• [GOAL]: Write out each line exactly as given. Leave the pictures out of your copy.

• [DATA PROVIDED]:
※

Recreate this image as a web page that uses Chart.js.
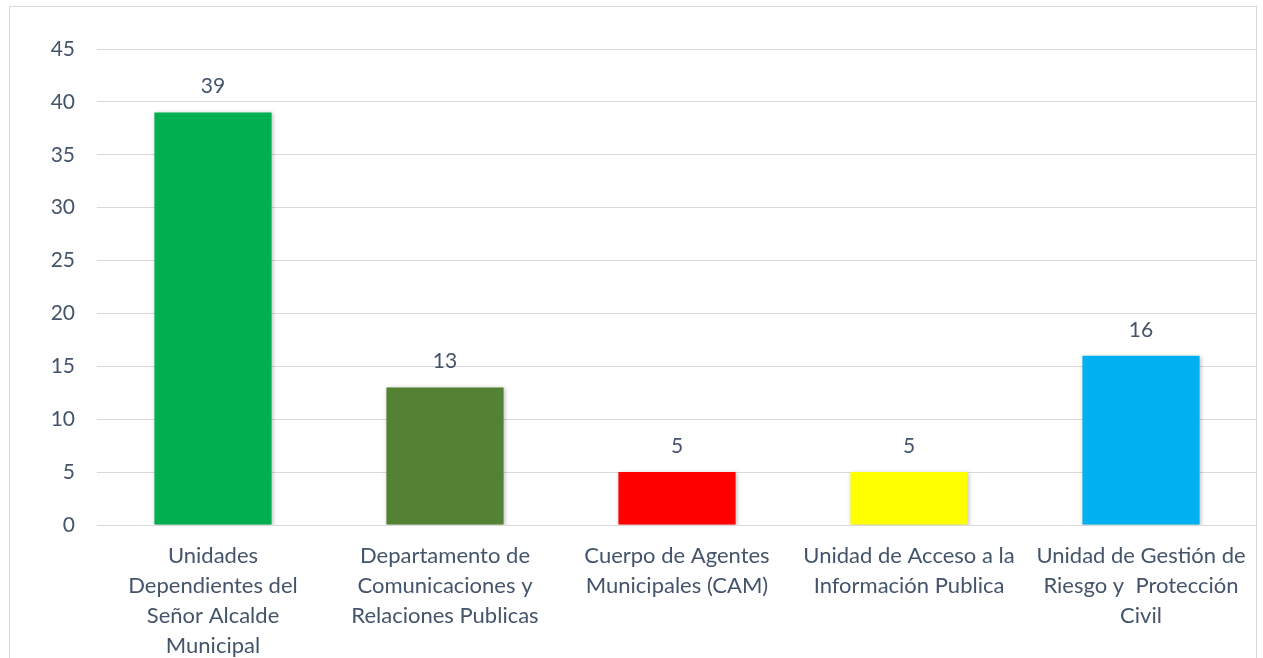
<!DOCTYPE html>
<html><head><meta charset="utf-8">
<script src="https://cdn.jsdelivr.net/npm/chart.js@4"></script>
<style>
html,body{margin:0;padding:0;background:#fff;overflow:hidden}
#wrap{position:absolute;left:0;top:0;width:1263px;height:658px}
#frame{position:absolute;left:9px;top:6px;width:1248px;height:700px;border:1px solid #d9d9d9;box-sizing:border-box}
canvas{position:absolute;left:0;top:0}
</style></head>
<body>
<div id="wrap"><div id="frame"></div><canvas id="c" width="1263" height="658"></canvas></div>
<script>
const categories = [
  ["Unidades","Dependientes del","Señor Alcalde","Municipal"],
  ["Departamento de","Comunicaciones y","Relaciones Publicas"],
  ["Cuerpo de Agentes","Municipales (CAM)"],
  ["Unidad de Acceso a la","Información Publica"],
  ["Unidad de Gestión de","Riesgo y  Protección","Civil"]
];
const values = [39, 13, 5, 5, 16];
const barColors = ["#00B050", "#548235", "#FF0000", "#FFFF00", "#00B0F0"];
const yTicks = [0, 5, 10, 15, 20, 25, 30, 35, 40, 45];

const FONT = "Lato, 'Open Sans', sans-serif";
const TXT = "#44546A";

const valueLabels = {
  id: 'valueLabels',
  afterDatasetsDraw(chart) {
    const ctx = chart.ctx;
    const meta = chart.getDatasetMeta(0);
    ctx.save();
    ctx.font = "21px " + FONT;
    ctx.fillStyle = TXT;
    ctx.textAlign = "center";
    ctx.textBaseline = "middle";
    meta.data.forEach((bar, i) => {
      ctx.fillText(String(values[i]), bar.x, bar.y - 26);
    });
    ctx.restore();
  }
};
const shadow = {
  id: 'shadow',
  beforeDatasetsDraw(chart) {
    const ctx = chart.ctx;
    ctx.save();
    ctx.shadowColor = "rgba(0,0,0,0.25)";
    ctx.shadowBlur = 4;
    ctx.shadowOffsetX = 1;
    ctx.shadowOffsetY = 1;
  },
  afterDatasetsDraw(chart) { chart.ctx.restore(); }
};

new Chart(document.getElementById('c'), {
  type: 'bar',
  data: {
    labels: categories,
    datasets: [{ data: values, backgroundColor: barColors, borderWidth: 0, categoryPercentage: 1, barPercentage: 0.505 }]
  },
  options: {
    responsive: false,
    animation: false,
    layout: { padding: { left: 0, right: 6, top: 49, bottom: 0 } },
    plugins: { legend: { display: false }, tooltip: { enabled: false } },
    scales: {
      x: {
        grid: { display: false, drawTicks: false },
        border: { display: false },
        ticks: { color: TXT, font: { family: FONT, size: 22, lineHeight: 1.36 }, padding: 16, maxRotation: 0, autoSkip: false },
        afterFit(s) { s.height = 133; }
      },
      y: {
        min: 0, max: 45,
        afterBuildTicks(s) { s.ticks = yTicks.map(v => ({ value: v })); },
        grid: { color: "#D9D9D9", lineWidth: 1, drawTicks: false },
        border: { display: false },
        ticks: { color: TXT, font: { family: FONT, size: 21 }, padding: 22 },
        afterFit(s) { s.width = 97; }
      }
    }
  },
  plugins: [shadow, valueLabels]
});
</script>
</body></html>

※

• [WRITTEN SOLUTION]:
Recreate this image as a web page that uses Chart.js.
<!DOCTYPE html>
<html><head><meta charset="utf-8">
<script src="https://cdn.jsdelivr.net/npm/chart.js@4"></script>
<style>
html,body{margin:0;padding:0;background:#fff;overflow:hidden}
#wrap{position:absolute;left:0;top:0;width:1263px;height:658px}
#frame{position:absolute;left:9px;top:6px;width:1248px;height:700px;border:1px solid #d9d9d9;box-sizing:border-box}
canvas{position:absolute;left:0;top:0}
</style></head>
<body>
<div id="wrap"><div id="frame"></div><canvas id="c" width="1263" height="658"></canvas></div>
<script>
const categories = [
  ["Unidades","Dependientes del","Señor Alcalde","Municipal"],
  ["Departamento de","Comunicaciones y","Relaciones Publicas"],
  ["Cuerpo de Agentes","Municipales (CAM)"],
  ["Unidad de Acceso a la","Información Publica"],
  ["Unidad de Gestión de","Riesgo y  Protección","Civil"]
];
const values = [39, 13, 5, 5, 16];
const barColors = ["#00B050", "#548235", "#FF0000", "#FFFF00", "#00B0F0"];
const yTicks = [0, 5, 10, 15, 20, 25, 30, 35, 40, 45];

const FONT = "Lato, 'Open Sans', sans-serif";
const TXT = "#44546A";

const valueLabels = {
  id: 'valueLabels',
  afterDatasetsDraw(chart) {
    const ctx = chart.ctx;
    const meta = chart.getDatasetMeta(0);
    ctx.save();
    ctx.font = "21px " + FONT;
    ctx.fillStyle = TXT;
    ctx.textAlign = "center";
    ctx.textBaseline = "middle";
    meta.data.forEach((bar, i) => {
      ctx.fillText(String(values[i]), bar.x, bar.y - 26);
    });
    ctx.restore();
  }
};
const shadow = {
  id: 'shadow',
  beforeDatasetsDraw(chart) {
    const ctx = chart.ctx;
    ctx.save();
    ctx.shadowColor = "rgba(0,0,0,0.25)";
    ctx.shadowBlur = 4;
    ctx.shadowOffsetX = 1;
    ctx.shadowOffsetY = 1;
  },
  afterDatasetsDraw(chart) { chart.ctx.restore(); }
};

new Chart(document.getElementById('c'), {
  type: 'bar',
  data: {
    labels: categories,
    datasets: [{ data: values, backgroundColor: barColors, borderWidth: 0, categoryPercentage: 1, barPercentage: 0.505 }]
  },
  options: {
    responsive: false,
    animation: false,
    layout: { padding: { left: 0, right: 6, top: 49, bottom: 0 } },
    plugins: { legend: { display: false }, tooltip: { enabled: false } },
    scales: {
      x: {
        grid: { display: false, drawTicks: false },
        border: { display: false },
        ticks: { color: TXT, font: { family: FONT, size: 22, lineHeight: 1.36 }, padding: 16, maxRotation: 0, autoSkip: false },
        afterFit(s) { s.height = 133; }
      },
      y: {
        min: 0, max: 45,
        afterBuildTicks(s) { s.ticks = yTicks.map(v => ({ value: v })); },
        grid: { color: "#D9D9D9", lineWidth: 1, drawTicks: false },
        border: { display: false },
        ticks: { color: TXT, font: { family: FONT, size: 21 }, padding: 22 },
        afterFit(s) { s.width = 97; }
      }
    }
  },
  plugins: [shadow, valueLabels]
});
</script>
</body></html>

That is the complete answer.